## Work to be completed
Write out each line that follows exactly as it stands, without the pictures.
[BEGIN Records for this task]
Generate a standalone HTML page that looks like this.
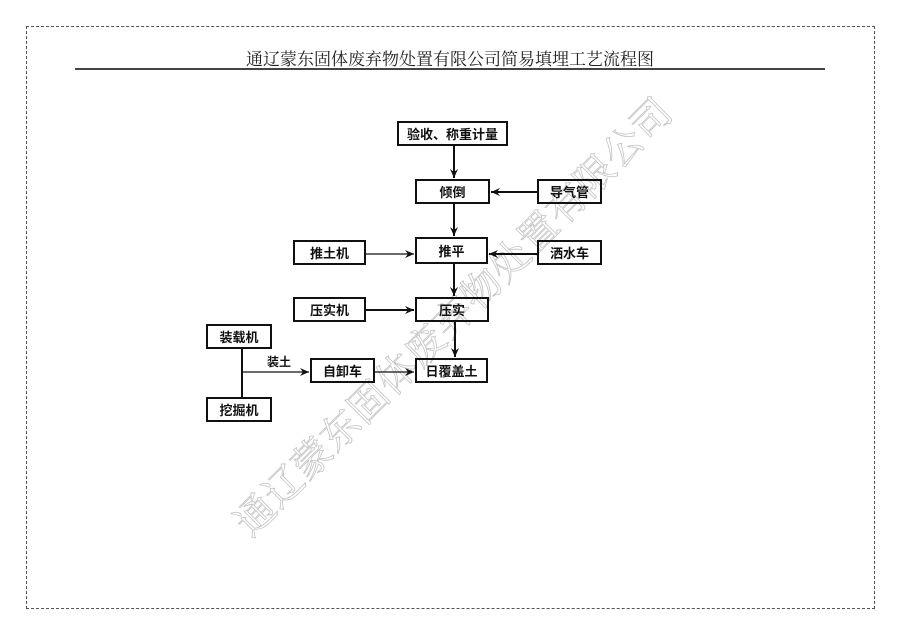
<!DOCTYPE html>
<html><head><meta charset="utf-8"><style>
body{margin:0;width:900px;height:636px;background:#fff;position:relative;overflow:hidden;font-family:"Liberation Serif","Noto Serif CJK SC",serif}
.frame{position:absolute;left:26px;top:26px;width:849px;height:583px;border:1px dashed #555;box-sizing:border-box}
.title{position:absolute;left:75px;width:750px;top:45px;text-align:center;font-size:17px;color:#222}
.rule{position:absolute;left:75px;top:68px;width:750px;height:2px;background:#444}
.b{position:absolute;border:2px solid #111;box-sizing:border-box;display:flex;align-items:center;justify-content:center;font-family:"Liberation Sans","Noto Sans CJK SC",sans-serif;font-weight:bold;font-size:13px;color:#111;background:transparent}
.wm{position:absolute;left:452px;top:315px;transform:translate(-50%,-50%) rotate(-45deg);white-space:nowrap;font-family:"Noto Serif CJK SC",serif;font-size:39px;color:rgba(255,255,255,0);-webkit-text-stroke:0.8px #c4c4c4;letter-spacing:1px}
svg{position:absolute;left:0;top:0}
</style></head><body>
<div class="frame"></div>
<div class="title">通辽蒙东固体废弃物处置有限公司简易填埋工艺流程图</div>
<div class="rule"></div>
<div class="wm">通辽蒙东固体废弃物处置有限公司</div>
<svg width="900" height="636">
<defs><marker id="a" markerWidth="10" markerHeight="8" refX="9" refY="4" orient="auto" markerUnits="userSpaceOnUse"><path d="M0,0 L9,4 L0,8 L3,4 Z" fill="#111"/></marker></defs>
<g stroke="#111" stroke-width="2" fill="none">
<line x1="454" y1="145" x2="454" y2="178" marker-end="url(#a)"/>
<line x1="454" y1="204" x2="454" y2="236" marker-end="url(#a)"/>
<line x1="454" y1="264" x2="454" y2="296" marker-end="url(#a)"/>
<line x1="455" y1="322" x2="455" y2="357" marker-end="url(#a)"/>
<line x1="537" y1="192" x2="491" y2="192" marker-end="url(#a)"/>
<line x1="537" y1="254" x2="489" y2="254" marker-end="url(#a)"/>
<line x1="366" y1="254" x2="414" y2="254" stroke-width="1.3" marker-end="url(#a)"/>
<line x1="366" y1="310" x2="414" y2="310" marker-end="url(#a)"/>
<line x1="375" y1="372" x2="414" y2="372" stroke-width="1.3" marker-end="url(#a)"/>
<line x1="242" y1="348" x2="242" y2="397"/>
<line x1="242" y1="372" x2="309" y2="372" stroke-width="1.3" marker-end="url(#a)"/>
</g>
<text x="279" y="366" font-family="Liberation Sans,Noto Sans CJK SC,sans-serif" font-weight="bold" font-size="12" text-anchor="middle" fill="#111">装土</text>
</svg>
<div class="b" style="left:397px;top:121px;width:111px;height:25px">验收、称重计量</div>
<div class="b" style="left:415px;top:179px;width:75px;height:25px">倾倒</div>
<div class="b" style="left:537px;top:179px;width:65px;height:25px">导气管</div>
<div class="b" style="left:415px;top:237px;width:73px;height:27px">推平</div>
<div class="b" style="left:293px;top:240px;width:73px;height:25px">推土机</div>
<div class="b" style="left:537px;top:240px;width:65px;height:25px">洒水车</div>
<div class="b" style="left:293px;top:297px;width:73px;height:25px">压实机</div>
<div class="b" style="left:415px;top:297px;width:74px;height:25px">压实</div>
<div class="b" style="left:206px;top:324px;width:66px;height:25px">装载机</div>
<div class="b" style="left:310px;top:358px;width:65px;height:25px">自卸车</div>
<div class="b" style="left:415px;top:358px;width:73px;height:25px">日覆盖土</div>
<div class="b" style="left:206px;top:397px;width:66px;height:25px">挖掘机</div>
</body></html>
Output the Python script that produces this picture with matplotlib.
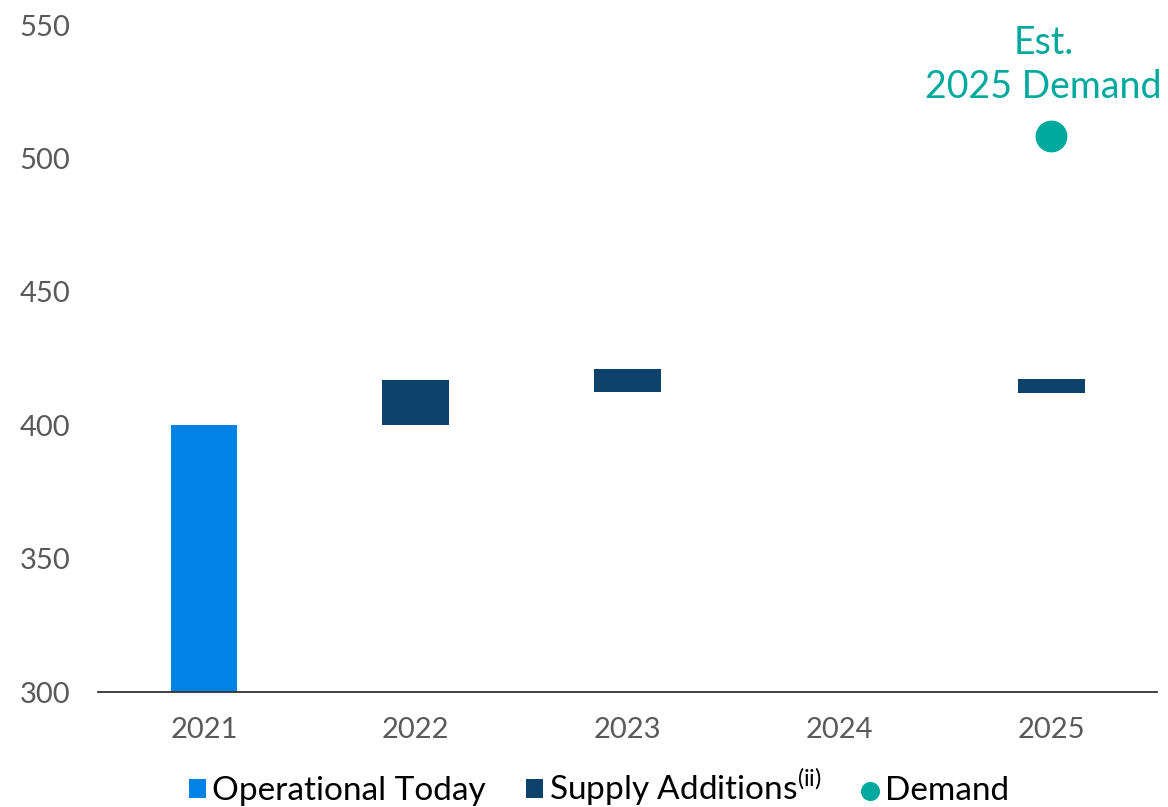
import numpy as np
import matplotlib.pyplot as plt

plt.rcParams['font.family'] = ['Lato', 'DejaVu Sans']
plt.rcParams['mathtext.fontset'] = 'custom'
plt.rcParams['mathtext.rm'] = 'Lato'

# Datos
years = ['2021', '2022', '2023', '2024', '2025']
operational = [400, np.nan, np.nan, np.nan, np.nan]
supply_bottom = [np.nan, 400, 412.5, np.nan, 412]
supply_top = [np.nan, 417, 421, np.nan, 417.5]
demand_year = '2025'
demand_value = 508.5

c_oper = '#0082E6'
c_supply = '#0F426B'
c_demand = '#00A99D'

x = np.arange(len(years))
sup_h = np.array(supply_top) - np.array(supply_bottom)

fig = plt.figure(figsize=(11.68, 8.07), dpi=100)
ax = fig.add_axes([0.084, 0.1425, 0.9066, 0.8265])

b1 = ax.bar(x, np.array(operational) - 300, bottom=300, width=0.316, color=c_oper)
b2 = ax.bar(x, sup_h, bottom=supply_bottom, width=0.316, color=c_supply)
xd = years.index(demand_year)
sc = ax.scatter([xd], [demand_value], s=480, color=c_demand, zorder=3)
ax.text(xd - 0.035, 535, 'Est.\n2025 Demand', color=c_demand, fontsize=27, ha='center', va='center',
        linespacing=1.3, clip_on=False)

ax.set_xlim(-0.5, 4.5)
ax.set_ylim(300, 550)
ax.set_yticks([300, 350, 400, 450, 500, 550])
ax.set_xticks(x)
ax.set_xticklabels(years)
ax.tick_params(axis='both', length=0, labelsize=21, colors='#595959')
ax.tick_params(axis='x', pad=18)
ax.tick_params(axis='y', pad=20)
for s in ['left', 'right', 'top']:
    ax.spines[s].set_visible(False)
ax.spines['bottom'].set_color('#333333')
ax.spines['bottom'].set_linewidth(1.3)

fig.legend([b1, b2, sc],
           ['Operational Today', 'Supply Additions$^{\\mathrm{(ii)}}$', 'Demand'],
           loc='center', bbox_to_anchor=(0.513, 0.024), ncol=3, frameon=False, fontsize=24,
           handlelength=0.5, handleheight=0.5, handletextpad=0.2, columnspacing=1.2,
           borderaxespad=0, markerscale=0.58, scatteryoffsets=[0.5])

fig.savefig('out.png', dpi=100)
[END Records for this task]
## Right answer
Generate a standalone HTML page that looks like this.
<!DOCTYPE html>
<html><head><meta charset="utf-8"><style>
body{margin:0;width:900px;height:636px;background:#fff;position:relative;overflow:hidden;font-family:"Liberation Serif","Noto Serif CJK SC",serif}
.frame{position:absolute;left:26px;top:26px;width:849px;height:583px;border:1px dashed #555;box-sizing:border-box}
.title{position:absolute;left:75px;width:750px;top:45px;text-align:center;font-size:17px;color:#222}
.rule{position:absolute;left:75px;top:68px;width:750px;height:2px;background:#444}
.b{position:absolute;border:2px solid #111;box-sizing:border-box;display:flex;align-items:center;justify-content:center;font-family:"Liberation Sans","Noto Sans CJK SC",sans-serif;font-weight:bold;font-size:13px;color:#111;background:transparent}
.wm{position:absolute;left:452px;top:315px;transform:translate(-50%,-50%) rotate(-45deg);white-space:nowrap;font-family:"Noto Serif CJK SC",serif;font-size:39px;color:rgba(255,255,255,0);-webkit-text-stroke:0.8px #c4c4c4;letter-spacing:1px}
svg{position:absolute;left:0;top:0}
</style></head><body>
<div class="frame"></div>
<div class="title">通辽蒙东固体废弃物处置有限公司简易填埋工艺流程图</div>
<div class="rule"></div>
<div class="wm">通辽蒙东固体废弃物处置有限公司</div>
<svg width="900" height="636">
<defs><marker id="a" markerWidth="10" markerHeight="8" refX="9" refY="4" orient="auto" markerUnits="userSpaceOnUse"><path d="M0,0 L9,4 L0,8 L3,4 Z" fill="#111"/></marker></defs>
<g stroke="#111" stroke-width="2" fill="none">
<line x1="454" y1="145" x2="454" y2="178" marker-end="url(#a)"/>
<line x1="454" y1="204" x2="454" y2="236" marker-end="url(#a)"/>
<line x1="454" y1="264" x2="454" y2="296" marker-end="url(#a)"/>
<line x1="455" y1="322" x2="455" y2="357" marker-end="url(#a)"/>
<line x1="537" y1="192" x2="491" y2="192" marker-end="url(#a)"/>
<line x1="537" y1="254" x2="489" y2="254" marker-end="url(#a)"/>
<line x1="366" y1="254" x2="414" y2="254" stroke-width="1.3" marker-end="url(#a)"/>
<line x1="366" y1="310" x2="414" y2="310" marker-end="url(#a)"/>
<line x1="375" y1="372" x2="414" y2="372" stroke-width="1.3" marker-end="url(#a)"/>
<line x1="242" y1="348" x2="242" y2="397"/>
<line x1="242" y1="372" x2="309" y2="372" stroke-width="1.3" marker-end="url(#a)"/>
</g>
<text x="279" y="366" font-family="Liberation Sans,Noto Sans CJK SC,sans-serif" font-weight="bold" font-size="12" text-anchor="middle" fill="#111">装土</text>
</svg>
<div class="b" style="left:397px;top:121px;width:111px;height:25px">验收、称重计量</div>
<div class="b" style="left:415px;top:179px;width:75px;height:25px">倾倒</div>
<div class="b" style="left:537px;top:179px;width:65px;height:25px">导气管</div>
<div class="b" style="left:415px;top:237px;width:73px;height:27px">推平</div>
<div class="b" style="left:293px;top:240px;width:73px;height:25px">推土机</div>
<div class="b" style="left:537px;top:240px;width:65px;height:25px">洒水车</div>
<div class="b" style="left:293px;top:297px;width:73px;height:25px">压实机</div>
<div class="b" style="left:415px;top:297px;width:74px;height:25px">压实</div>
<div class="b" style="left:206px;top:324px;width:66px;height:25px">装载机</div>
<div class="b" style="left:310px;top:358px;width:65px;height:25px">自卸车</div>
<div class="b" style="left:415px;top:358px;width:73px;height:25px">日覆盖土</div>
<div class="b" style="left:206px;top:397px;width:66px;height:25px">挖掘机</div>
</body></html>
Output the Python script that produces this picture with matplotlib.
import numpy as np
import matplotlib.pyplot as plt

plt.rcParams['font.family'] = ['Lato', 'DejaVu Sans']
plt.rcParams['mathtext.fontset'] = 'custom'
plt.rcParams['mathtext.rm'] = 'Lato'

# Datos
years = ['2021', '2022', '2023', '2024', '2025']
operational = [400, np.nan, np.nan, np.nan, np.nan]
supply_bottom = [np.nan, 400, 412.5, np.nan, 412]
supply_top = [np.nan, 417, 421, np.nan, 417.5]
demand_year = '2025'
demand_value = 508.5

c_oper = '#0082E6'
c_supply = '#0F426B'
c_demand = '#00A99D'

x = np.arange(len(years))
sup_h = np.array(supply_top) - np.array(supply_bottom)

fig = plt.figure(figsize=(11.68, 8.07), dpi=100)
ax = fig.add_axes([0.084, 0.1425, 0.9066, 0.8265])

b1 = ax.bar(x, np.array(operational) - 300, bottom=300, width=0.316, color=c_oper)
b2 = ax.bar(x, sup_h, bottom=supply_bottom, width=0.316, color=c_supply)
xd = years.index(demand_year)
sc = ax.scatter([xd], [demand_value], s=480, color=c_demand, zorder=3)
ax.text(xd - 0.035, 535, 'Est.\n2025 Demand', color=c_demand, fontsize=27, ha='center', va='center',
        linespacing=1.3, clip_on=False)

ax.set_xlim(-0.5, 4.5)
ax.set_ylim(300, 550)
ax.set_yticks([300, 350, 400, 450, 500, 550])
ax.set_xticks(x)
ax.set_xticklabels(years)
ax.tick_params(axis='both', length=0, labelsize=21, colors='#595959')
ax.tick_params(axis='x', pad=18)
ax.tick_params(axis='y', pad=20)
for s in ['left', 'right', 'top']:
    ax.spines[s].set_visible(False)
ax.spines['bottom'].set_color('#333333')
ax.spines['bottom'].set_linewidth(1.3)

fig.legend([b1, b2, sc],
           ['Operational Today', 'Supply Additions$^{\\mathrm{(ii)}}$', 'Demand'],
           loc='center', bbox_to_anchor=(0.513, 0.024), ncol=3, frameon=False, fontsize=24,
           handlelength=0.5, handleheight=0.5, handletextpad=0.2, columnspacing=1.2,
           borderaxespad=0, markerscale=0.58, scatteryoffsets=[0.5])

fig.savefig('out.png', dpi=100)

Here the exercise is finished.